救救孩子吧,快被这个弄死了。。。最近在自学CUDA的流,写了一段程序,win10, cuda10.2, GTX1660ti(计算能力7.x)。预期是可以将核函数执行和数据拷贝overlap起来,隐藏执行时间,但是用了Nsight Systems发现并没有,下面是代码及其分析结果
// src.Tens 是host端的一个数组地址, S_K_0,S_C_0,S_C_1 都是流, dev_开头的都指向device端内存
// copy the thrid part(next)
checkCudaErrors(cudaMemcpyAsync(dev_src_0, src.Tens + (src.plane << 1), src.plane * __SPACE__, cudaMemcpyHostToDevice, S_K_0));
// copy back the first part
checkCudaErrors(cudaMemcpyAsync(dst.Tens, dev_dst_0, dst.plane * __SPACE__, cudaMemcpyDeviceToHost, S_C_0));
// start the second part
Gaussian_blur_hor << < grid, threads, 0, S_C_1 >> > (dev_src_1,
kernel,
dev_mid_1,
ker_len,
radius,
dstDim,
dim3(Wsrc, Hsrc),
radius);
Gaussian_blur_ver << <grid, threads, 0, S_C_1 >> > (dev_mid_1,
kernel,
dev_dst_1,
ker_len,
radius,
dstDim,
dim3(Wsrc, Hsrc));
checkCudaErrors(cudaStreamSynchronize(S_C_1));
核函数执行时间最长,本来我同步核函数所在的流S_C_1的时候,两个拷贝应该已经执行完了,但是拷贝一定要等到核函数执行完再执行,这是为啥啊lol。

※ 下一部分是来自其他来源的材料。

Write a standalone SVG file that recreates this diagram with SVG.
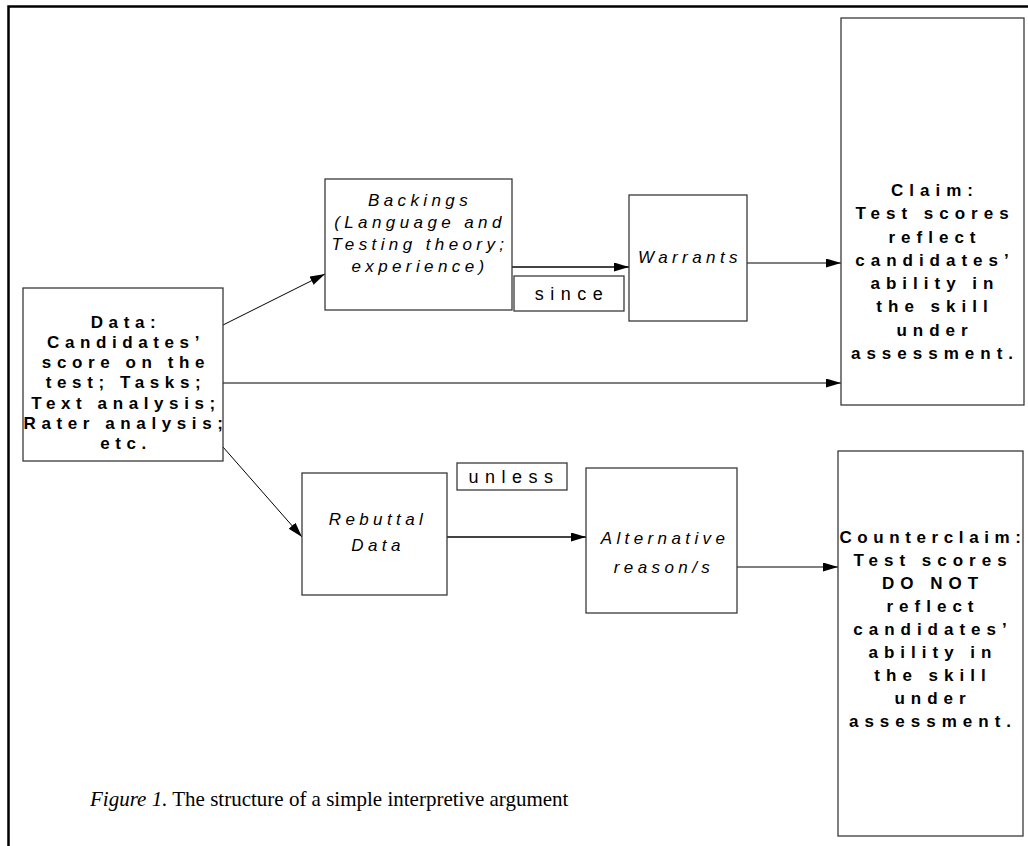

然后我改了一下代码,把cudaStreamSynchronize()去掉了
// copy the thrid part(next)
checkCudaErrors(cudaMemcpyAsync(dev_src_0, src.Tens + (src.plane << 1), src.plane * __SPACE__, cudaMemcpyHostToDevice, S_K_0));
// copy back the first part
checkCudaErrors(cudaMemcpyAsync(dst.Tens, dev_dst_0, dst.plane * __SPACE__, cudaMemcpyDeviceToHost, S_C_0));
// start the second part
Gaussian_blur_hor << < grid, threads, 0, S_C_1 >> > (dev_src_1,
kernel,
dev_mid_1,
ker_len,
radius,
dstDim,
dim3(Wsrc, Hsrc),
radius);
Gaussian_blur_ver << <grid, threads, 0, S_C_1 >> > (dev_mid_1,
kernel,
dev_dst_1,
ker_len,
radius,
dstDim,
dim3(Wsrc, Hsrc));
//去掉了流同步
//checkCudaErrors(cudaStreamSynchronize(S_C_1));
然后完美重叠(我前面有一段拷贝H to D是因为我有一段代码拷贝了,没贴出来)
救救孩子吧lol,我研究了好久都不知道是为什么